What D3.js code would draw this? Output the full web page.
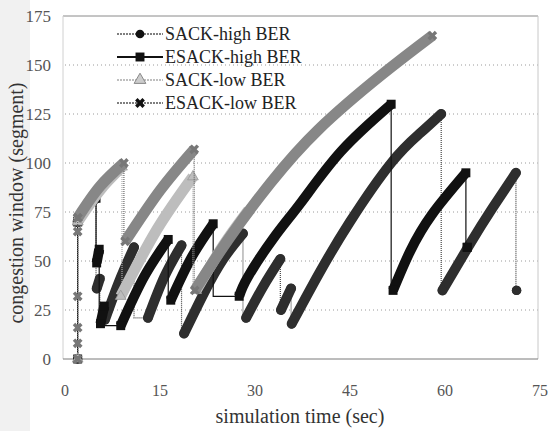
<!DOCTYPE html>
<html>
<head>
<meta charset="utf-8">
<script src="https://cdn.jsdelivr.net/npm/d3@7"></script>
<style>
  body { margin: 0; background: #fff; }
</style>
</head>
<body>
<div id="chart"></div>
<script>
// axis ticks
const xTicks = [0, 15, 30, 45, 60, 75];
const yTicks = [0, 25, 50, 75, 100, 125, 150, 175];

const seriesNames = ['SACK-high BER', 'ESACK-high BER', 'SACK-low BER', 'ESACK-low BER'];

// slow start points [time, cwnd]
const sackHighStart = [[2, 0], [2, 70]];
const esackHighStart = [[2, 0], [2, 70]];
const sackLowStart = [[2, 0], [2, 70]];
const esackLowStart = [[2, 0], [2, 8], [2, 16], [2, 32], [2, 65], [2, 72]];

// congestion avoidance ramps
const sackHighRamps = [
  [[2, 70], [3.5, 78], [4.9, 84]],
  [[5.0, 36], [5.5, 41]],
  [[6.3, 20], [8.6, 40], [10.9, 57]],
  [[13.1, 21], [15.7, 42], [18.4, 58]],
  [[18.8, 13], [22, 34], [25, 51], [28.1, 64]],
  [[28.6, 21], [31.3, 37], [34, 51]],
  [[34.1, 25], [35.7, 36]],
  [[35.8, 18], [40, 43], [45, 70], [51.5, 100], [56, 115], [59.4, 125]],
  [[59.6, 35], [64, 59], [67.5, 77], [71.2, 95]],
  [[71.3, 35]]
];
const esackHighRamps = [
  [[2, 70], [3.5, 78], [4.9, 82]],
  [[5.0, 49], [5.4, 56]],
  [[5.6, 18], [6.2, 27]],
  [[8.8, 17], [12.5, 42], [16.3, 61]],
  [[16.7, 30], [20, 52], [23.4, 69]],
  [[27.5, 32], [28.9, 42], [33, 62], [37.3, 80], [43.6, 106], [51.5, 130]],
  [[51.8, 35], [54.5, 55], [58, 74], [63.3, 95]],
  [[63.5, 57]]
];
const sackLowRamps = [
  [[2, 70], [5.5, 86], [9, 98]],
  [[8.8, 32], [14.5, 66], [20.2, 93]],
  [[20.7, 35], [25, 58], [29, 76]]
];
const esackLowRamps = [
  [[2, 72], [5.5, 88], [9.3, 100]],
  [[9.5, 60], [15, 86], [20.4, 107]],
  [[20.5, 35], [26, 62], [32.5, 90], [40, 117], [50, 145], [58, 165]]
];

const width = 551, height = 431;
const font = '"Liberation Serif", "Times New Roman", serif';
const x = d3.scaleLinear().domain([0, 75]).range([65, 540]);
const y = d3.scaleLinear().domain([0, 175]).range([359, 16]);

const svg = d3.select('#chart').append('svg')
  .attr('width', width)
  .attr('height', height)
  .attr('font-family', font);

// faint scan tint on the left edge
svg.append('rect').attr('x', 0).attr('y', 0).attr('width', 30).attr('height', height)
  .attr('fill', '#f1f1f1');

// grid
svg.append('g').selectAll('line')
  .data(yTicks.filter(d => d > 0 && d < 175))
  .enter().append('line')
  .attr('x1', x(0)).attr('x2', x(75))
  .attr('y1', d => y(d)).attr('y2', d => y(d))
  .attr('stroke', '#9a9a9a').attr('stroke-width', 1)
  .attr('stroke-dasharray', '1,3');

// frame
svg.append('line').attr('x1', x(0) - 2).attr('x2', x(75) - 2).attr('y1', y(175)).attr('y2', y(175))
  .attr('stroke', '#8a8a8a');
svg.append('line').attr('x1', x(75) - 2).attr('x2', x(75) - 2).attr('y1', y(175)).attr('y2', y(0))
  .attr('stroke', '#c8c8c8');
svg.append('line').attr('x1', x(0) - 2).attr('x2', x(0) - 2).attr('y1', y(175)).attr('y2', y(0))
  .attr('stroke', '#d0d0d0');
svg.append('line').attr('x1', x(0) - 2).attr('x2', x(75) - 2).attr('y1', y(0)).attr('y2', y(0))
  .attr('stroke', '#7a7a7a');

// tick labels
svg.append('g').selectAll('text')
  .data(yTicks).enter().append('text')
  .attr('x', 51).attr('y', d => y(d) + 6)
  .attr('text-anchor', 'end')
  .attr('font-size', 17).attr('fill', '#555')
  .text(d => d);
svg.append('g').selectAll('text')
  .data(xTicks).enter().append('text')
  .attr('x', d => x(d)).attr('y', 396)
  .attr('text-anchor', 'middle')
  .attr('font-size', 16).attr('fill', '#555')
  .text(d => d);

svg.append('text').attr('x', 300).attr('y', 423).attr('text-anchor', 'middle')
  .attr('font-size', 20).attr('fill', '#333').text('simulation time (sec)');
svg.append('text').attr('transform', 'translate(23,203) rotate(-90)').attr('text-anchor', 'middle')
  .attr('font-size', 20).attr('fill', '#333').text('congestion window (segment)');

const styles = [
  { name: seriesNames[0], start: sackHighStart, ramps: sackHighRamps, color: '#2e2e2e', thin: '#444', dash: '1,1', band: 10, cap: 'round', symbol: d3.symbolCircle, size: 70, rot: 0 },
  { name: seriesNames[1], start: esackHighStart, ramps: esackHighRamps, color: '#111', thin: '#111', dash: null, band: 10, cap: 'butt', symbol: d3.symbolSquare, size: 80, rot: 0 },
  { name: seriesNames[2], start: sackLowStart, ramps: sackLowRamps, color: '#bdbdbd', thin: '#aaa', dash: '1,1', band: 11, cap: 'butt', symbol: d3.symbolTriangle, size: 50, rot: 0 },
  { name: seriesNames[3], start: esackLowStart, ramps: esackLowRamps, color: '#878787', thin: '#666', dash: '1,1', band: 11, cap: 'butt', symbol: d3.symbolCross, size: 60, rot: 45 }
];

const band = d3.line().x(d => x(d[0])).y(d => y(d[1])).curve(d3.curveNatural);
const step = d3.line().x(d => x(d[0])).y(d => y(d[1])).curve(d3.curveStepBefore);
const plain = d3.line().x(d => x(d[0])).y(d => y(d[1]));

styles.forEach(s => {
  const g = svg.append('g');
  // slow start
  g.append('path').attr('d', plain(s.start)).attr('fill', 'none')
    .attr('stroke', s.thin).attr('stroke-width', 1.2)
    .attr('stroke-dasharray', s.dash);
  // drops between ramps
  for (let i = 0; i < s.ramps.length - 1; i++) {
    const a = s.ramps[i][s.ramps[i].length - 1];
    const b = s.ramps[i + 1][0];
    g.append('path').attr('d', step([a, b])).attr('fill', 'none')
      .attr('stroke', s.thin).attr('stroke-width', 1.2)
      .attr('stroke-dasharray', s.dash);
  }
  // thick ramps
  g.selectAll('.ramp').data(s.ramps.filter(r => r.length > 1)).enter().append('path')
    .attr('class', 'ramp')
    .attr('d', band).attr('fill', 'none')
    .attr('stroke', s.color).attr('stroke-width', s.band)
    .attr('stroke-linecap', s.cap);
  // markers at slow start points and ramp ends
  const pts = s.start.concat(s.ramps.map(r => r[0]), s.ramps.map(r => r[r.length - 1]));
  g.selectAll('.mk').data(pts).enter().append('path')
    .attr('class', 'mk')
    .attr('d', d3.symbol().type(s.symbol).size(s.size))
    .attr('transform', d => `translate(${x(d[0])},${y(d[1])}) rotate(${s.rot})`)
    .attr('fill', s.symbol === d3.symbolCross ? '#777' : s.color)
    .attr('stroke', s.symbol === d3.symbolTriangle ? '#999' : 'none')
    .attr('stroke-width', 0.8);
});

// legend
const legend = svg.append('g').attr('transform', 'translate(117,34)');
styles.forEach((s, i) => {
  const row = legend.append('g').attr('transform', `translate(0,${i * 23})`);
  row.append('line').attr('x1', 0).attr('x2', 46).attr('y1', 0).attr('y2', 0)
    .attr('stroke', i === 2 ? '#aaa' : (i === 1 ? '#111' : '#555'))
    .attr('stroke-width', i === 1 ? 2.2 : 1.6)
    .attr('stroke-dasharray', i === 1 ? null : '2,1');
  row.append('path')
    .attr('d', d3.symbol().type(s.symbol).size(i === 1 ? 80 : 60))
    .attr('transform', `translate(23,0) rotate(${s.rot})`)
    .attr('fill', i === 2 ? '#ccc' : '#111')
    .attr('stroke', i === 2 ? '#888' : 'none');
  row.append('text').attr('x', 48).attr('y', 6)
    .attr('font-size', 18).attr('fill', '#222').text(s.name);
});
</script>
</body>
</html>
---
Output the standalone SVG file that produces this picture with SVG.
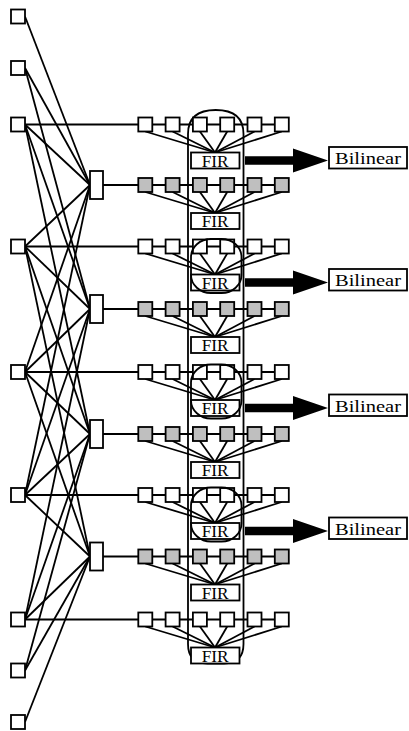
* * *
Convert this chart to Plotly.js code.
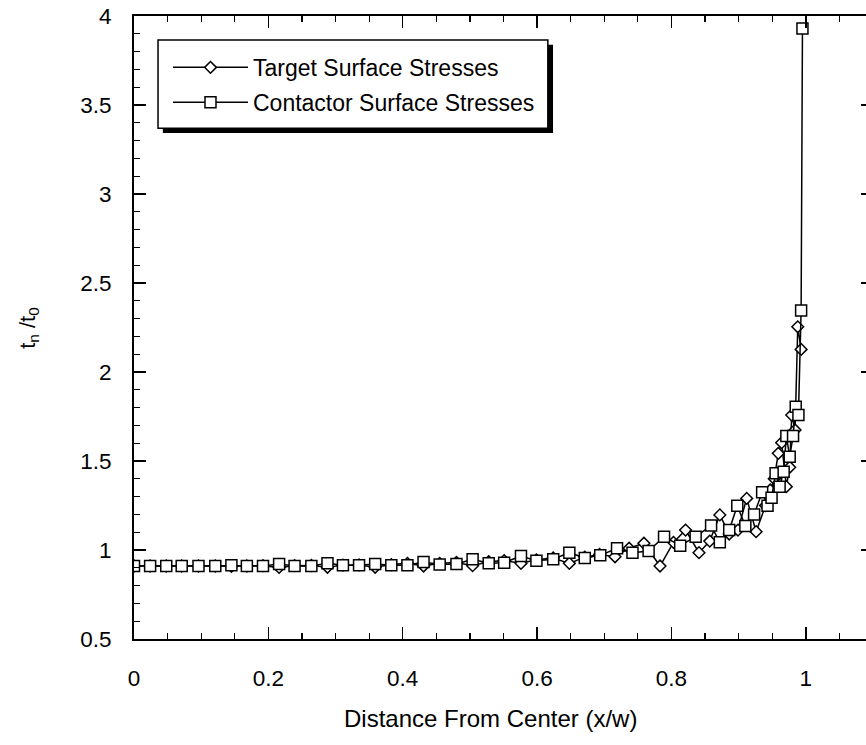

* EXERCISE DETAILS: Above are the records. Copy only the lines from the one with "What D3.js code" through the one with "65], [2, 72]];", exactly, with no pictures.

* FINISHED EXERCISE:
What D3.js code would draw this? Output the full web page.
<!DOCTYPE html>
<html>
<head>
<meta charset="utf-8">
<script src="https://cdn.jsdelivr.net/npm/d3@7"></script>
<style>
  body { margin: 0; background: #fff; }
</style>
</head>
<body>
<div id="chart"></div>
<script>
// axis ticks
const xTicks = [0, 15, 30, 45, 60, 75];
const yTicks = [0, 25, 50, 75, 100, 125, 150, 175];

const seriesNames = ['SACK-high BER', 'ESACK-high BER', 'SACK-low BER', 'ESACK-low BER'];

// slow start points [time, cwnd]
const sackHighStart = [[2, 0], [2, 70]];
const esackHighStart = [[2, 0], [2, 70]];
const sackLowStart = [[2, 0], [2, 70]];
const esackLowStart = [[2, 0], [2, 8], [2, 16], [2, 32], [2, 65], [2, 72]];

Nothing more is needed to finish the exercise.